The Eight of Swords
- First US edition
- Author: John Dickson Carr
- Language: English
- Series: Gideon Fell
- Genre: Mystery, Detective novel
- Publisher: Hamish Hamilton (UK) Harper (USA)
- Publication date: 1934
- Publication place: United Kingdom
- Media type: Print (Hardback & Paperback)
- Pages: 225
- Preceded by: The Mad Hatter Mystery
- Followed by: The Blind Barber

= The Eight of Swords =

1934 novel by John Dickson Carr

The Eight of Swords, first published in February 1934, is a detective story by American writer John Dickson Carr, featuring his series detective Gideon Fell.
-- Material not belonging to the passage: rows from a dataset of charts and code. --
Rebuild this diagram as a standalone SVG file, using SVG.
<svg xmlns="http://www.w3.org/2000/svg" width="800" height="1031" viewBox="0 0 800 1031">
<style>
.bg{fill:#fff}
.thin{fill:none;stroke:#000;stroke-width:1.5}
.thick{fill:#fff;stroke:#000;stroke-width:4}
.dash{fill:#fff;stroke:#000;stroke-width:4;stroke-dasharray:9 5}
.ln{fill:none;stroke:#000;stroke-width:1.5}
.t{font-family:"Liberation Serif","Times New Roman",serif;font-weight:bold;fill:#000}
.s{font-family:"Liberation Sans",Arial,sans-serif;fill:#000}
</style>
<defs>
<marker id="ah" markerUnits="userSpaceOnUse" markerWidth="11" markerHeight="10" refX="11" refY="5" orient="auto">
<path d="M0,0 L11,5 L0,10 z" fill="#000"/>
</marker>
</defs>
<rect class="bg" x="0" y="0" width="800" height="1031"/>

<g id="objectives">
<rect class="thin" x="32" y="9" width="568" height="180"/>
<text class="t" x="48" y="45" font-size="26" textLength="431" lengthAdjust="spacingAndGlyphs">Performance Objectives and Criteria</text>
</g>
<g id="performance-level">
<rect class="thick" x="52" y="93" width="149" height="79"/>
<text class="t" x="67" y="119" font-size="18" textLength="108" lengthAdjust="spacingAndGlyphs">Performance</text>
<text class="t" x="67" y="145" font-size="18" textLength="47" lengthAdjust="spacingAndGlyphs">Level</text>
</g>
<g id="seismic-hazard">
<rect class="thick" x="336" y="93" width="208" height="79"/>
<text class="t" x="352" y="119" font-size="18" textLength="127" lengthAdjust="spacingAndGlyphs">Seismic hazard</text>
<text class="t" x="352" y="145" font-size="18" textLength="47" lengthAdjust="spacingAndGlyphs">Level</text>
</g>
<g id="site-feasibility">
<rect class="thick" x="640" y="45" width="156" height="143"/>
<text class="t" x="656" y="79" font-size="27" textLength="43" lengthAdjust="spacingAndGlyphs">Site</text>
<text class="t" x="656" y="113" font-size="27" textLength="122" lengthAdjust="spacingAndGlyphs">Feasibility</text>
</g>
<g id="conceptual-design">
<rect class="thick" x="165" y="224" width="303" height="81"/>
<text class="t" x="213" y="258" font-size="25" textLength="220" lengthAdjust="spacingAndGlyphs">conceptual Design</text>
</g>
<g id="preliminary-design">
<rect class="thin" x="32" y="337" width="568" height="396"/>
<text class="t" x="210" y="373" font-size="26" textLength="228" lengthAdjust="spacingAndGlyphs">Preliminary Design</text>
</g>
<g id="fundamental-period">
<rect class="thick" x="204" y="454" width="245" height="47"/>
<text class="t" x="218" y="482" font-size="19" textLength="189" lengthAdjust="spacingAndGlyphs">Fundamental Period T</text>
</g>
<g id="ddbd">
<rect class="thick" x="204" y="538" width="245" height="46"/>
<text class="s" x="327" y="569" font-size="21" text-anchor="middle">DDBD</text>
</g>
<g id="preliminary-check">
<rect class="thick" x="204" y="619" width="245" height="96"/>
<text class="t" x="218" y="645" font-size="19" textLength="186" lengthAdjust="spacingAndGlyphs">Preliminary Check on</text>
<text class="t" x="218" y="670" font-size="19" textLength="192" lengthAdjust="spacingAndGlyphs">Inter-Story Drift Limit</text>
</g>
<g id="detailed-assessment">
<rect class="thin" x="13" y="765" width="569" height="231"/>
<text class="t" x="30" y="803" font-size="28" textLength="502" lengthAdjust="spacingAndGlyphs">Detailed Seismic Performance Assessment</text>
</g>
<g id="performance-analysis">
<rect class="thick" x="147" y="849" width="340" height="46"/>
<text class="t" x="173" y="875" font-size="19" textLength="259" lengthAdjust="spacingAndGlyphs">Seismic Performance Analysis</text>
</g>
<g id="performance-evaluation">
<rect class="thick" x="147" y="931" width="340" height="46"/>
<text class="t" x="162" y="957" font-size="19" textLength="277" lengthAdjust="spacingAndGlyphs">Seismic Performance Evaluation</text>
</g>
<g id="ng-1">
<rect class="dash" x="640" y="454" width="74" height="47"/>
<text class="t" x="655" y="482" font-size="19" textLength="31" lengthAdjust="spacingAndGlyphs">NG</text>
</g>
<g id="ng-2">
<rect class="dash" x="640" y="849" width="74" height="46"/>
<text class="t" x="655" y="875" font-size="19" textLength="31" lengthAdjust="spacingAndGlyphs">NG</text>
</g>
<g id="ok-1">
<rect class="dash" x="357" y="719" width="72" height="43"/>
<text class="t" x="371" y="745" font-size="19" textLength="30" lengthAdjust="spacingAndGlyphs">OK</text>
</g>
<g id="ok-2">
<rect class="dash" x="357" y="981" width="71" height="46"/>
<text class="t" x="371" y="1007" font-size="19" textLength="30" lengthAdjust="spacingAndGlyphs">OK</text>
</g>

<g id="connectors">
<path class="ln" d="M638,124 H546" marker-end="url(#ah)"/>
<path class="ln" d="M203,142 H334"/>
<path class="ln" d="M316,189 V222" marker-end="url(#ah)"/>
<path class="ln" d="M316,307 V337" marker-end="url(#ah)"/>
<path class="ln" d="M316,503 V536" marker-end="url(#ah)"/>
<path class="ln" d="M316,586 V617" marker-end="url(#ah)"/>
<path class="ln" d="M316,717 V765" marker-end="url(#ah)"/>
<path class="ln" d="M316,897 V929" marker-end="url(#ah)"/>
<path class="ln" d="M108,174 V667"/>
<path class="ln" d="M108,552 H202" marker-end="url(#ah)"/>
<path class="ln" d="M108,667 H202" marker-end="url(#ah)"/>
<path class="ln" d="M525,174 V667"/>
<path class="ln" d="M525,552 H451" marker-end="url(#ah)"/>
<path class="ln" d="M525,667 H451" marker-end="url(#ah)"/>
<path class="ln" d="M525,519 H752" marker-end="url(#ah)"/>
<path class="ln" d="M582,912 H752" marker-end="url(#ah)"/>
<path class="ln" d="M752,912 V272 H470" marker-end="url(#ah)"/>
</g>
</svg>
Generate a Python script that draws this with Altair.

It is a mystery novel of the type known as a whodunnit.

==Plot summary==

Mr. Septimus Depping is found dead in his Gloucestershire country house, shot with his own gun and holding a card from the Tarot deck, the Eight of Swords, which stands for "condemning justice". Among those present is an Anglican bishop who is an expert in criminology, and sees wanted criminals in every parlourmaid, and Henry Morgan, who writes exciting mystery novels under two different names. Mr. Depping turns out to have been an American criminal, and Gideon Fell must penetrate the secrets of his American associates, as well as his British life in retirement in order to bring home the crime to the unlikely criminal.